Скорострельность, однако, составляла уже только 2 выстрела в минуту — ворот носился отдельно, его приходилось присоединять и отсоединять. Да и сам тяжёлый арбалет весил до 7 кг (против 3—5 кг у лёгкого), требовал подпорки в виде павезы и обслуживался двумя стрелками.

В XVIXVII веках употреблялись несколько облегчённые арбалеты с неотъёмным реечным («немецким») воротом и стальной дугой. Длина дуги была уменьшена до 80 см, а расчёт сокращён до одного человека. Скорострельность снова была повышена до 4 выстрелов в минуту, но начальная энергия болта уже не превышала 250 Дж.

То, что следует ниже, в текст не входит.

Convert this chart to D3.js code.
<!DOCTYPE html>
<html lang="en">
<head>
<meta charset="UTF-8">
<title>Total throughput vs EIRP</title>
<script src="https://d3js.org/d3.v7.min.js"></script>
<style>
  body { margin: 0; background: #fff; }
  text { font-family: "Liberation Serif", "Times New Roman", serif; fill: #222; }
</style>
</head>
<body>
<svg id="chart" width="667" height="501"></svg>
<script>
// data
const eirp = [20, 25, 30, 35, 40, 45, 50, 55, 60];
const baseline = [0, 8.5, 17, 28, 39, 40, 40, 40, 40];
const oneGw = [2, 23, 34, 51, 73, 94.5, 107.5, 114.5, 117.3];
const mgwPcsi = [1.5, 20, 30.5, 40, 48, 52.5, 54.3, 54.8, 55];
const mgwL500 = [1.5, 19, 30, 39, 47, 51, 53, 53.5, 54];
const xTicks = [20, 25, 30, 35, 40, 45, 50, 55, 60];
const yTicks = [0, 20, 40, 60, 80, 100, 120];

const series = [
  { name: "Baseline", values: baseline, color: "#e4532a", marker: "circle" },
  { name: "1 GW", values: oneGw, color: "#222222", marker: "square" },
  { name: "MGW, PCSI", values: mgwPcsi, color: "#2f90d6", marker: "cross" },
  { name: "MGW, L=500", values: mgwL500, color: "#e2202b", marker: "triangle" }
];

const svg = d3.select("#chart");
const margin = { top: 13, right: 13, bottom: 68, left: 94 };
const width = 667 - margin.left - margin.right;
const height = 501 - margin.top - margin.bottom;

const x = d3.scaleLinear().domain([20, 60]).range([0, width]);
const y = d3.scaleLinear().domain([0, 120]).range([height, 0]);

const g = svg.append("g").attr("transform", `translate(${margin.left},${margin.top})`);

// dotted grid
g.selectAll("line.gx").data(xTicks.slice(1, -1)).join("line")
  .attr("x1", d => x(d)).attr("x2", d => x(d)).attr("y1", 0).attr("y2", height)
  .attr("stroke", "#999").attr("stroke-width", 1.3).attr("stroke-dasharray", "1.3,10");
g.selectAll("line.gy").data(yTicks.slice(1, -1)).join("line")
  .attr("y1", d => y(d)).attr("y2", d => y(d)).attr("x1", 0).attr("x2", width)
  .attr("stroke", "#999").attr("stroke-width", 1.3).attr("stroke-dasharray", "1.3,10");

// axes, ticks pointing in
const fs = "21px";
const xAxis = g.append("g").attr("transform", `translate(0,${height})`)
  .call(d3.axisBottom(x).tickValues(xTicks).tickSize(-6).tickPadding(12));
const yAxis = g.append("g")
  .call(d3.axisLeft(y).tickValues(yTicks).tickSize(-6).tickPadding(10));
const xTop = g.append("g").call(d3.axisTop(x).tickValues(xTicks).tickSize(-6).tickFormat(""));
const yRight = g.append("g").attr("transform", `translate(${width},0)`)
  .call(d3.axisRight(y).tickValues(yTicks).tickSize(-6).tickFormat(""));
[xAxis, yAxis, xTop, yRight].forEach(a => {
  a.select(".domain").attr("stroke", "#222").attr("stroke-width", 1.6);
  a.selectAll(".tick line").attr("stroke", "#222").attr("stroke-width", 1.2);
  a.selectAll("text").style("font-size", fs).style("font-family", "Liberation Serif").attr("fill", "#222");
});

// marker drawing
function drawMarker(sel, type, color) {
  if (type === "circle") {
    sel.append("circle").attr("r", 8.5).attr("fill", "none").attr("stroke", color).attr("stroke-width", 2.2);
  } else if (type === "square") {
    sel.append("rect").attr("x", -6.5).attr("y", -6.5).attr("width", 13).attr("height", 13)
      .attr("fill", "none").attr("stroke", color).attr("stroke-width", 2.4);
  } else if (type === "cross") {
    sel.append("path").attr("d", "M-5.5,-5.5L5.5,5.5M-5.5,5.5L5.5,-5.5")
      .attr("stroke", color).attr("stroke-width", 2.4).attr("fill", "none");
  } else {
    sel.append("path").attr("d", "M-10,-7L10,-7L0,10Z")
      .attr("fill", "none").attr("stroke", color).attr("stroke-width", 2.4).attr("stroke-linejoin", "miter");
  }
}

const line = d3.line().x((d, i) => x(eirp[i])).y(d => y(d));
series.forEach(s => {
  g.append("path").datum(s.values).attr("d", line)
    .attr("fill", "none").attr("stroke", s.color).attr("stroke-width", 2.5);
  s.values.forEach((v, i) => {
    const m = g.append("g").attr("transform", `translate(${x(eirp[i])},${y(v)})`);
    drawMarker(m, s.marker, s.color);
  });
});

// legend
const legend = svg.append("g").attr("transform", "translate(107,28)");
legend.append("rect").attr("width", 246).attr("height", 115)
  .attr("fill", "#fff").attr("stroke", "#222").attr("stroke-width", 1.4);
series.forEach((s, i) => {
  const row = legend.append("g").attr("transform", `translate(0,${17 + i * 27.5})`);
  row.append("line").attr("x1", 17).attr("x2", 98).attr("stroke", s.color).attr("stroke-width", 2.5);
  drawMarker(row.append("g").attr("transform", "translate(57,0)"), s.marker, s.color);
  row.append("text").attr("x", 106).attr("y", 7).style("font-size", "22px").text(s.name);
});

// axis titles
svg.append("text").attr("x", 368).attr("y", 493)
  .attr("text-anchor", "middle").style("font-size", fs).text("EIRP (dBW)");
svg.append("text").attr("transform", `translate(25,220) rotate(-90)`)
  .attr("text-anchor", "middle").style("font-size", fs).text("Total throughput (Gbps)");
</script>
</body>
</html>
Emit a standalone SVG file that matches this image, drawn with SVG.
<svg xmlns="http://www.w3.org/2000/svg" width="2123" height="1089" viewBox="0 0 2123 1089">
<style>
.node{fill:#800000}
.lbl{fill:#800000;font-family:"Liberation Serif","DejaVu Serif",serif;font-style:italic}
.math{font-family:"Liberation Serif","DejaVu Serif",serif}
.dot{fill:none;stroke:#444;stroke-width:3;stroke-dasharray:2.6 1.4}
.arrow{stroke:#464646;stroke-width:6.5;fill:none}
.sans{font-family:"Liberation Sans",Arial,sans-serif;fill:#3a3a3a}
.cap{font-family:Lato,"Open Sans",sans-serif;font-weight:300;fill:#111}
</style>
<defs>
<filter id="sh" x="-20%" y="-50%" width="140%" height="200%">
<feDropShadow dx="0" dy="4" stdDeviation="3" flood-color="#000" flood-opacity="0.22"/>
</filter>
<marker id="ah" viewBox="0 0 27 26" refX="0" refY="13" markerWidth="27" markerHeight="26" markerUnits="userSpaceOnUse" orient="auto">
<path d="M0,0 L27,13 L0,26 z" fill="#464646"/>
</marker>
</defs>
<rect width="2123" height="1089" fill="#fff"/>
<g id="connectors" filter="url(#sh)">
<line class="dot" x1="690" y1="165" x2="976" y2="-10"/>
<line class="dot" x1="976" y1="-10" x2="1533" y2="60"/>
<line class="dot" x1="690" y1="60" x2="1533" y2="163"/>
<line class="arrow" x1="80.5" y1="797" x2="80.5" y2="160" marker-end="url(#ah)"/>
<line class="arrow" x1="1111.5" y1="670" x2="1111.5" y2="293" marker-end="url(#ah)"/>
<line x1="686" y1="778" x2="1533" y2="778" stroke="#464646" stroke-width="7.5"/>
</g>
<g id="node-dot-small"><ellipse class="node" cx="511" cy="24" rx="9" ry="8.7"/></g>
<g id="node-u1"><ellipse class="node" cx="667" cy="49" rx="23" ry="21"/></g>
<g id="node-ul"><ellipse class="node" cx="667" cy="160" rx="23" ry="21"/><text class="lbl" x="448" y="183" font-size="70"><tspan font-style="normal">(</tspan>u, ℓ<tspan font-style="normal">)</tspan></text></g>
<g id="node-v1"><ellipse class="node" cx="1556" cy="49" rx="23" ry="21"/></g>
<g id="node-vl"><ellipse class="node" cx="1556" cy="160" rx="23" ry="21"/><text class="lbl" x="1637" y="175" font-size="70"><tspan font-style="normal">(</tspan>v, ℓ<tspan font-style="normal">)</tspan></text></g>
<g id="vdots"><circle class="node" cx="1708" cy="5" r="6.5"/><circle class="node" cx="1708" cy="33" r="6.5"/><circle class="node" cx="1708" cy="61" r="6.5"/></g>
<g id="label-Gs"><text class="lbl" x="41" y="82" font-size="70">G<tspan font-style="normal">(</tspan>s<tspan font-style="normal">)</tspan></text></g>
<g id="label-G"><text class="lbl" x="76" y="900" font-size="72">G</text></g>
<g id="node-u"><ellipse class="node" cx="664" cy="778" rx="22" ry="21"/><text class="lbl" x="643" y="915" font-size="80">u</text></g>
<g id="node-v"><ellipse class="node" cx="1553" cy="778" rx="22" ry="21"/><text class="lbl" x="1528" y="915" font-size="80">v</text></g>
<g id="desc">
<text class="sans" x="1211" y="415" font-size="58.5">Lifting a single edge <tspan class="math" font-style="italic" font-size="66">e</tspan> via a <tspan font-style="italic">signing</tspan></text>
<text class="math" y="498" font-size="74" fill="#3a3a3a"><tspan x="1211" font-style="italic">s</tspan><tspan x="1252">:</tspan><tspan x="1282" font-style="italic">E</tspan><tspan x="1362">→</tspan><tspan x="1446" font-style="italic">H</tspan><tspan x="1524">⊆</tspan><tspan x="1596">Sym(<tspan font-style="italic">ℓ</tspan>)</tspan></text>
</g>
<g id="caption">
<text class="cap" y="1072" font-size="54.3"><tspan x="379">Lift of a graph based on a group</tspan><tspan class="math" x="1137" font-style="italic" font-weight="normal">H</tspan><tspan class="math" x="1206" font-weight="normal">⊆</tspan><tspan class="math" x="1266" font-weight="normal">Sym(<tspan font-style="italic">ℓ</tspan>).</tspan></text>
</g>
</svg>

Дальность полёта болта в XVI веке не превышала 330 метров. Современных им доспехов эти арбалеты уже не пробивали — бронебойные функции взяло на себя огнестрельное оружие, однако за счёт увеличения начальной скорости снаряда и усовершенствования прицельных приспособлений точность стрельбы стала удовлетворительной до 80 метров, причём на этом расстоянии болты были достаточно опасны.

Большим достоинством арбалета являлась и высокая точность стрельбы, сравнимая только с таковой у нарезного оружия XVIIXVIII веков. Это достигалось не только удобством прицеливания, но и тем, что тетива двигалась в одной плоскости со стрелой. Кроме того, как отмечалось выше, арбалет мог иметь и прицельные приспособления.

Значительно повышала точность стрельбы и конструкция снаряда — самый лучший лучник стрелял точно, только пока пользовался своими стрелами, к которым привык. Но, таких у него могло быть не так уж много, и когда лучнику начинали подавать из обоза казённые стрелы, точность стрельбы падала в разы. Короткие арбалетные болты имели существенно менее выраженную «индивидуальность». Они не только были куда более стандартны, чем длинные стрелы, но и имели в меньшей степени смещённый центр аэродинамического сопротивления.

Короткими и толстыми болты изготовлялись, впрочем, из других соображений. Перегрузка при выбросе снаряда из желоба арбалета просто сломала бы лучную стрелу.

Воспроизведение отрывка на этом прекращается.